Wrong. People may very well have rights that are not enforceable in federal courts, which have limited jurisdictions. "Application to" does not imply "enforceable upon" by some court. Different concepts.

Please explain why you think the 2nd has been incorporated in the 14th.  The courts have said no part of the bill of rights are incorporated into the 14th.  Further, the courts have clearly stated that the gov has no power to regulate in any way the exercise of a constitutional right. 

Before the courts were changed and 14th status was imposed on everyone, you would own a firearm after getting out of prison.

Today you have to get gov permission to own a firearm and many people are forbidden from owning them even though they have never committed any crime nor been declared incompetent.
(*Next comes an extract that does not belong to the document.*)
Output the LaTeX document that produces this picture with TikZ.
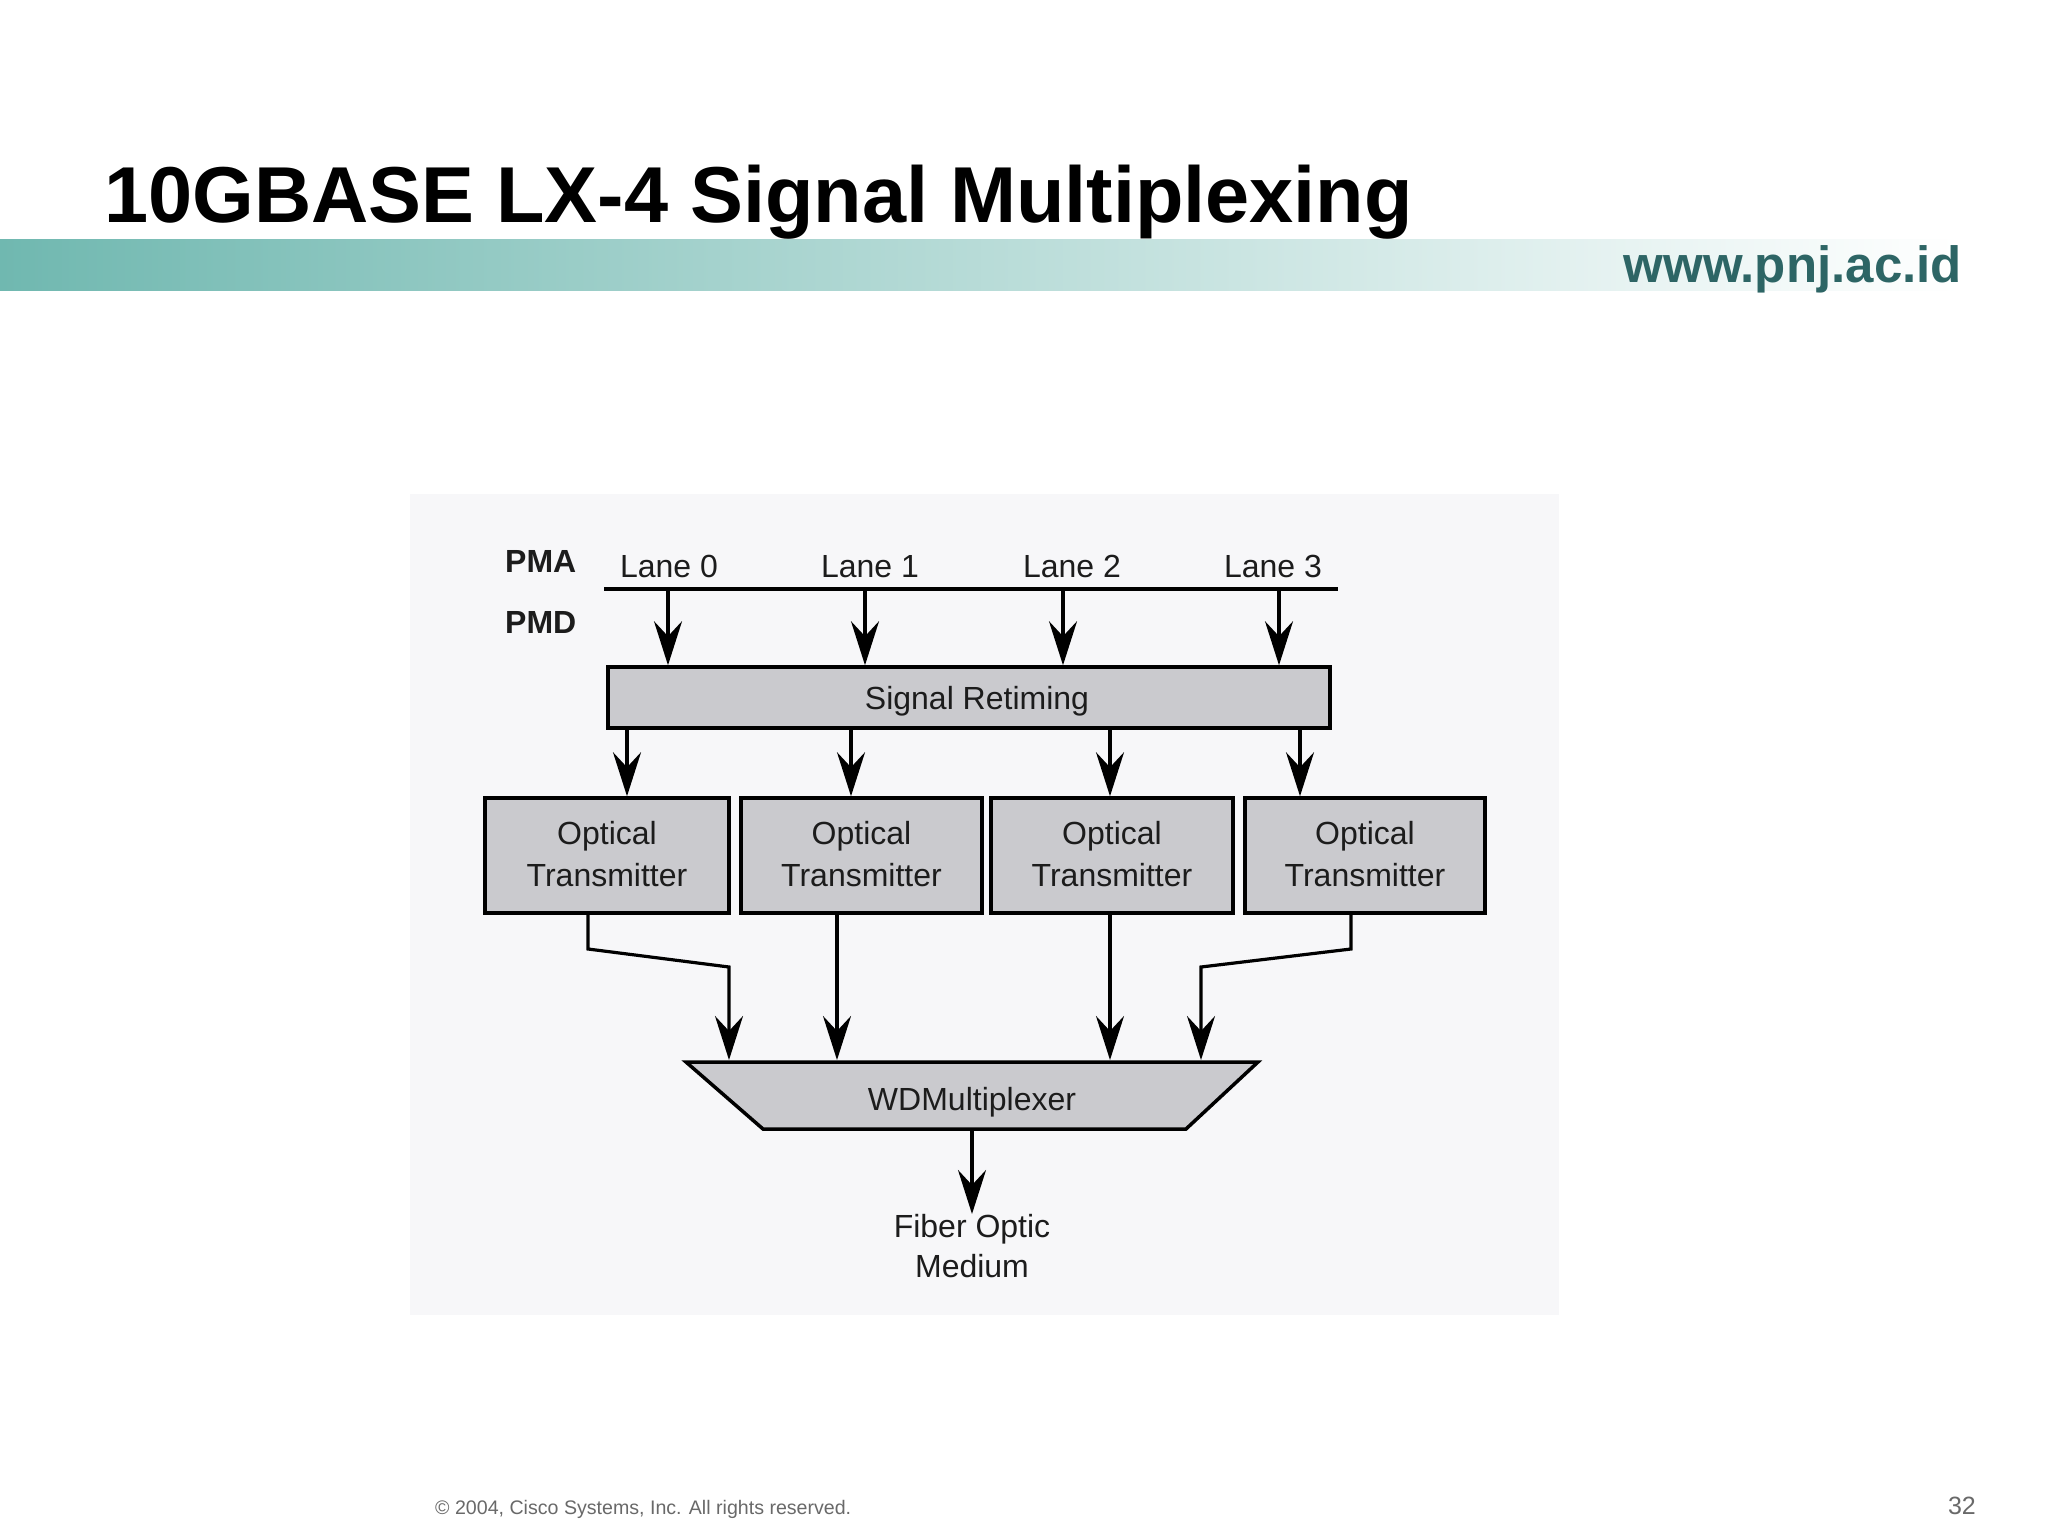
\documentclass[tikz,border=0pt]{standalone}
\usepackage{fontspec}
\setmainfont{Liberation Sans}
\usetikzlibrary{arrows.meta}
\definecolor{teal1}{RGB}{112,184,176}
\definecolor{urlc}{RGB}{45,101,101}
\definecolor{boxfill}{RGB}{202,202,206}
\definecolor{diagbg}{RGB}{247,247,249}
\definecolor{txt}{RGB}{28,28,28}
\definecolor{foot}{RGB}{105,105,105}
\begin{document}
\begin{tikzpicture}[x=1pt,y=-1pt,
  box/.style={draw=black,line width=3.5pt,fill=boxfill,inner sep=0pt,text=txt,
              font=\fontsize{32}{42}\selectfont,align=center},
  lbl/.style={text=txt,font=\fontsize{32}{40}\selectfont,inner sep=0pt},
  blbl/.style={text=txt,font=\bfseries\fontsize{32}{40}\selectfont,inner sep=0pt},
  arr/.style={line width=3.2pt,-{Stealth[length=44pt,width=28pt,inset=15pt]}},
  wire/.style={line width=3.2pt}]
\useasboundingbox (0,0) rectangle (2048,1536);
\fill[white] (0,0) rectangle (2048,1536);
% header band
\shade[left color=teal1,right color=white] (0,239) rectangle (1960,290);
\node[anchor=base west,inner sep=0pt,font=\bfseries\fontsize{79.3}{90}\selectfont] (title) at (104,222) {10GBASE LX-4 Signal Multiplexing};
\node[anchor=base east,inner sep=0pt,text=urlc,font=\bfseries\fontsize{51}{60}\selectfont] (url) at (1962,282) {www.pnj.ac.id};
% footer
\node[anchor=base west,inner sep=0pt,text=foot,font=\fontsize{19.6}{24}\selectfont] (copy) at (435,1514) {© 2004, Cisco Systems, Inc. All rights reserved.};
\node[anchor=base east,inner sep=0pt,text=foot,font=\fontsize{25}{30}\selectfont] (page) at (1976,1514) {32};
% diagram background
\fill[diagbg] (410,494) rectangle (1559,1315);
% labels
\node[blbl,anchor=base west] (pma) at (505,572) {PMA};
\node[blbl,anchor=base west] (pmd) at (505,633) {PMD};
\node[lbl,anchor=base] (lane0) at (669,577) {Lane 0};
\node[lbl,anchor=base] (lane1) at (870,577) {Lane 1};
\node[lbl,anchor=base] (lane2) at (1072,577) {Lane 2};
\node[lbl,anchor=base] (lane3) at (1273,577) {Lane 3};
% bus
\coordinate (busL) at (604,589);
\coordinate (busR) at (1338,589);
\draw[line width=4pt] (busL) -- (busR);
% boxes
\node[box,minimum width=722pt,minimum height=61pt,text depth=0pt] (sr) at (969,697.5) {\hspace*{16pt}Signal Retiming};
\node[box,minimum width=244pt,minimum height=115pt,text depth=3pt] (t1) at (607,855.5) {Optical\\Transmitter};
\node[box,minimum width=241pt,minimum height=115pt,text depth=3pt] (t2) at (861.5,855.5) {Optical\\Transmitter};
\node[box,minimum width=242pt,minimum height=115pt,text depth=3pt] (t3) at (1112,855.5) {Optical\\Transmitter};
\node[box,minimum width=240pt,minimum height=115pt,text depth=3pt] (t4) at (1365,855.5) {Optical\\Transmitter};
% WDM trapezoid
\draw[line width=3.5pt,fill=boxfill] (686,1062) -- (1258,1062) -- (1186,1129) -- (763,1129) -- cycle;
\node[lbl,anchor=base] (wdm) at (972,1110) {WDMultiplexer};
\coordinate (wT) at (972,1060);
\coordinate (wB) at (972,1129);
\node[lbl,anchor=north,align=center] (fiber) at (972,1214) {Fiber Optic\\Medium};
% bus -> retiming
\coordinate (x0) at (668,0);
\coordinate (x1) at (865,0);
\coordinate (x2) at (1063,0);
\coordinate (x3) at (1279,0);
\foreach \c in {x0,x1,x2,x3} \draw[arr] (\c |- busL) -- (\c |- sr.north);
% retiming -> transmitters
\coordinate (y1) at (627,0);
\coordinate (y2) at (851,0);
\coordinate (y3) at (1110,0);
\coordinate (y4) at (1300,0);
\draw[arr] (y1 |- sr.south) -- (y1 |- t1.north);
\draw[arr] (y2 |- sr.south) -- (y2 |- t2.north);
\draw[arr] (y3 |- sr.south) -- (y3 |- t3.north);
\draw[arr] (y4 |- sr.south) -- (y4 |- t4.north);
% transmitters -> WDM
\coordinate (o1) at (588,0);
\coordinate (k1) at (588,949);
\coordinate (m1) at (729,967);
\coordinate (o2) at (837,0);
\coordinate (o3) at (1110,0);
\coordinate (o4) at (1351,0);
\coordinate (k4) at (1351,949);
\coordinate (m4) at (1201,967);
\draw[arr] (o1 |- t1.south) -- (k1) -- (m1) -- (m1 |- wT);
\draw[arr] (o2 |- t2.south) -- (o2 |- wT);
\draw[arr] (o3 |- t3.south) -- (o3 |- wT);
\draw[arr] (o4 |- t4.south) -- (k4) -- (m4) -- (m4 |- wT);
% WDM -> fiber
\draw[arr] (wB) -- (fiber.north);
\end{tikzpicture}
\end{document}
The 14th Amendment did not forbid the states to abridge the personal rights enumerated in the first eight Amendments, because those rights were not within the meaning of the clause 'privileges and immunities of citizens of the United States.' Twining v. State of New Jersey, 211 U.S. 78, 98-99 (1908); "...the privileges and immunities of citizens of the United States do not necessarily include all the rights protected by the first eight amendments to the Federal constitution against the powers of the Federal government." Maxwell v Dow, 20 S.C.R. 448;

McDonald v. Chicago, 561 U.S. 742 (2010), is a landmark[1] decision of the Supreme Court of the United States that found that the right of an individual to "keep and bear arms" as protected under the Second Amendment is incorporated by the Due Process Clause of the Fourteenth Amendment against the states

https://en.wikipedia.org/wiki/McDonald_v._City_of_Chicago

Twining and Maxwell were incorrectly opined. and Twining was wrongly decided.

True, a state legislature may also grant them civil / legal rights applicable in that state. This would be actionable in a state statutory court, but a taking without a change in legislation, I think could also be actionable in an Art 4 court because that would be a taking without due process, which would rise to a federal constitutional violation under the 14th.